The trinket chest is labeled, each drawer with a different kind of insect. Of course, my knowledge of insects is once again tested and mocked, while bug collectors everywhere cringe at my ignorance. I’ve been able to identify some of the bugs, and have white labels affixed to the drawers with the scientific names, like ‘nicrophorus tomentosus’, but those are fairly interspersed with labels like ‘mystery attack beetle!’ with a little picture of a beetle holding a knife, because that beetle was a total jerk. Labels like ‘probably not a ham’ and ‘WTF?’ don’t really serve anyone but me. Websites like What’s That Bug? and, surprisingly, the Entomology community on Livejournal are extremely helpful. How else would I have known that a toxic Yellow Sac Spider was living in my hallway? I didn’t need those hours of nervously lost sleep anyhow.

Beetle from a parking lotMy collection is an eclectic one, as my moral code prevents me from killing anything. I can’t spy a beautiful insect in nature, capture it, rob it of its life and keep it around just to ogle. Something about that doesn’t sit right with me. I don’t do that with women, I’m not gonna do it with bugs. So, what I’ve collected comes from sun-baked windowsills and floating in backyard pools. I’ve also found a few acquaintances who have learned to regard bugs as ‘collectibles’ and help me along by saving what they find. Of course, these bugs are certainly not in the same good condition they’d be in if I stole them from the green grasses of the wide world, little circulatory systems still churning along, and popped them into my collection. I’ll take what I can get, though.

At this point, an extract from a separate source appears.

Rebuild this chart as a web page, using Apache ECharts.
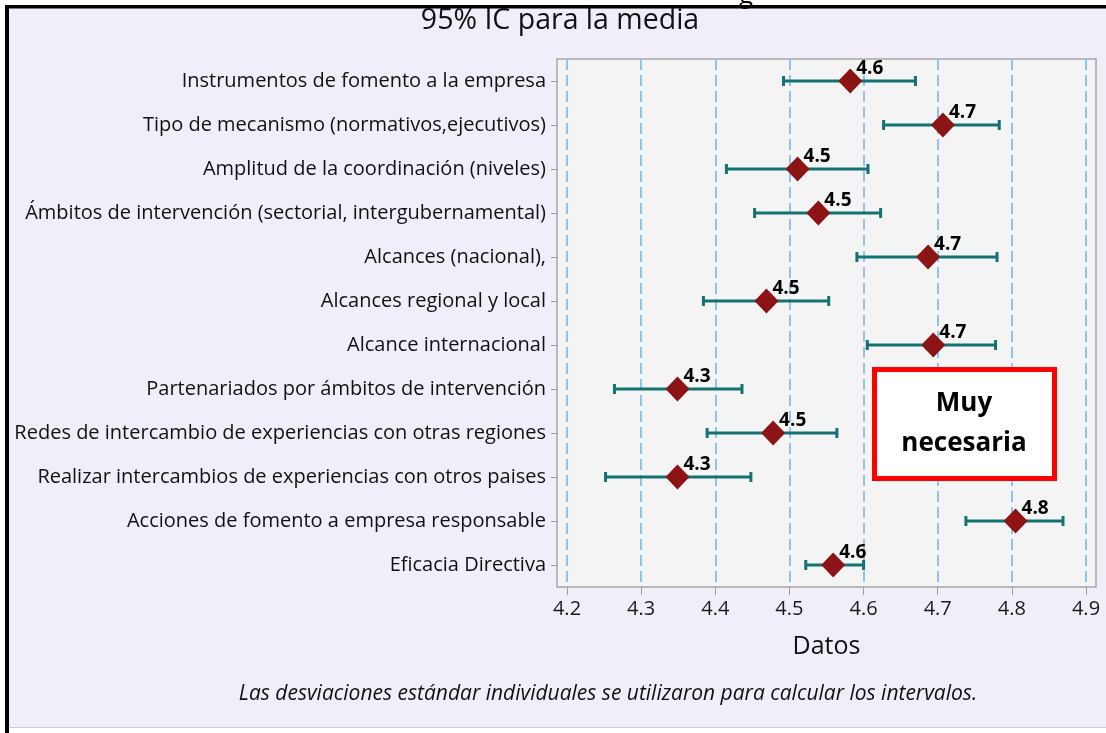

The bugs often get incorporated into artworks, which is the main reason for collecting them, even though the science is also pretty enthralling. They’re excellent models for photographs, since they don’t squirm around and you don’t have to pay them, and they’re also very interesting additions to still life drawings and paintings. There’s something about their little exoskeletons and jointed appendages that also appeals to my love of all things robotic.

Some paintings with bugs!

I’ve collected the enormous cecropia moth, cicadas of both the green and black varieties (as well as cicada-killer wasps), the greater part of a mantis, countless moths, beautiful ebony beetles, cockroaches, spiders and anything that lives in the lower-upstate NY area. I appreciate carefully prepared collections of butterflies, pressed under glass, and maybe one day I’ll make the effort to properly preserve these little guys before the dreaded dermestid beetle gets to them. Bug lovers everywhere probably hate me.